Part 8: Verify your data plane is running correctly

Once you assign your workspace to your data plane, verify that data plane runs syncs and creates pods correctly.

  1. Create a connection.

    1. Add the Sample Data source, which generates non-sensitive sample data.

    2. Add the End-to-End Testing (/dev/null) destination if you don't need to see the data. If you want to see the data in the destination, Google Sheets is also a good option that's easy to set up.

    3. Create a connection between that source and destination.

  2. In your terminal, run watch kubectl get po or kubectl get po -w. This allows you to watch pods progress in your Kubernetes cluster.

  3. In Airbyte's UI, start the sync.

  4. Watch pods start, make progress, and complete. You should see something similar to this.

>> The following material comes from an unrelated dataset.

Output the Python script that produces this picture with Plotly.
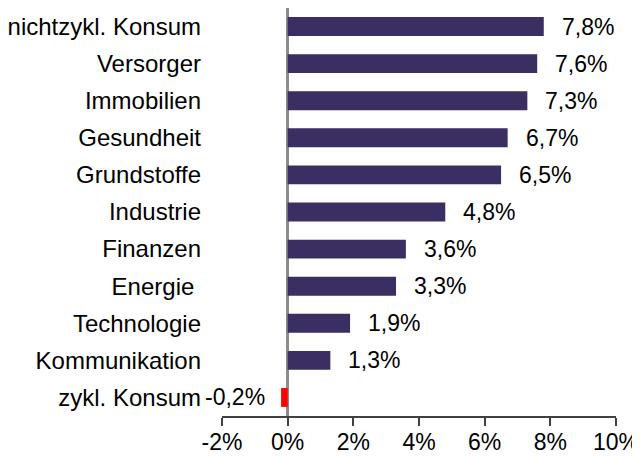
import plotly.graph_objects as go

categories = ["nichtzykl. Konsum", "Versorger", "Immobilien", "Gesundheit", "Grundstoffe",
              "Industrie", "Finanzen", "Energie ", "Technologie", "Kommunikation", "zykl. Konsum"]
values = [7.8, 7.6, 7.3, 6.7, 6.5, 4.8, 3.6, 3.3, 1.9, 1.3, -0.2]
tick_vals = [-2, 0, 2, 4, 6, 8, 10]
tick_text = ["-2%", "0%", "2%", "4%", "6%", "8%", "10%"]

pos_color = "#3B2E62"
neg_color = "#FF0000"
colors = [pos_color if v >= 0 else neg_color for v in values]
FS = 23

def fmt(v):
    return f"{v:.1f}".replace(".", ",") + "%"

fig = go.Figure(go.Bar(
    x=values, y=categories, orientation="h",
    marker=dict(color=colors, line=dict(width=0)),
    width=0.51,
))

for c, v in zip(categories, values):
    if v >= 0:
        fig.add_annotation(x=v, y=c, text=fmt(v), showarrow=False,
                           xanchor="left", xshift=16,
                           font=dict(size=FS, color="#000000"))
    else:
        fig.add_annotation(x=v, y=c, text=fmt(v), showarrow=False,
                           xanchor="right", xshift=-14,
                           font=dict(size=FS, color="#000000"))

fig.update_layout(
    width=632, height=448,
    margin=dict(l=214, r=24, t=0, b=40, autoexpand=False),
    paper_bgcolor="white", plot_bgcolor="white",
    font=dict(family="Liberation Sans, Arial, sans-serif", size=FS, color="#000000"),
    showlegend=False,
)
fig.update_xaxes(
    range=[-2, 10], tickvals=tick_vals, ticktext=tick_text,
    showgrid=False, zeroline=True, zerolinecolor="#8C8C8C", zerolinewidth=3,
    showline=True, linecolor="#404040", linewidth=2,
    ticks="outside", ticklen=8, tickcolor="#404040", tickwidth=2,
    ticklabelstandoff=-4,
    tickfont=dict(size=FS), fixedrange=True, automargin=False,
)
fig.update_yaxes(
    autorange="reversed", showgrid=False, zeroline=False, showline=False,
    ticks="", ticklabelstandoff=20, tickfont=dict(size=24), fixedrange=True,
    automargin=False,
)

fig.write_html("out.html")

    NAME                                            READY   STATUS            RESTARTS   AGE
    us-west-1-airbyte-data-plane-c8858dd77-t55wn 1/1 Running 0 41m
    replication-job-49346750-attempt-0 0/3 Completed 0 20m
    source-faker-discover-49350414-0-cxrhx 0/2 Pending 0 0s
    source-faker-discover-49350414-0-cxrhx 0/2 Pending 0 1s
    source-faker-discover-49350414-0-cxrhx 0/2 Init:0/1 0 1s
    source-faker-discover-49350414-0-cxrhx 0/2 Init:0/1 0 2s
    source-faker-discover-49350414-0-cxrhx 0/2 PodInitializing 0 9s
    source-faker-discover-49350414-0-cxrhx 2/2 Running 0 10s
    source-faker-discover-49350414-0-cxrhx 1/2 NotReady 0 13s
    source-faker-discover-49350414-0-cxrhx 0/2 Completed 0 19s
    replication-job-49350414-attempt-0 0/3 Pending 0 0s
    replication-job-49350414-attempt-0 0/3 Pending 0 0s
    replication-job-49350414-attempt-0 0/3 Init:0/1 0 0s
    replication-job-49350414-attempt-0 0/3 Init:0/1 0 1s
    source-faker-discover-49350414-0-cxrhx 0/2 Completed 0 20s
    replication-job-49350414-attempt-0 0/3 PodInitializing 0 17s
    replication-job-49350414-attempt-0 3/3 Running 0 18s
    replication-job-49350414-attempt-0 2/3 NotReady 0 31s
    replication-job-49346750-attempt-0 0/3 Completed 0 29m
    replication-job-49346750-attempt-0 0/3 Completed 0 29m
    source-faker-discover-49350414-0-cxrhx 0/2 Completed 0 12m
    source-faker-discover-49350414-0-cxrhx 0/2 Completed 0 12m
  5. In Airbyte's UI, ensure the sync completes and populates the expected number of records, based on your settings for the Sample Data source.

Where Airbox stores configuration files

Airbox stores configuration data in ~/.airbyte/airbox/config.yaml. This includes:

  • Authentication credentials
  • Context settings
  • Organization and workspace IDs

Restart a data plane

As long as Docker Desktop is running in the background, your data plane remains available. If you quit Docker Desktop or restart your virtual machine and want to restore your data plane, start Docker Desktop again. Once your containers are running, your data plane can resume work.

Values.yaml not currently supported

Airbox doesn't currently support deployment customization with values.yaml files.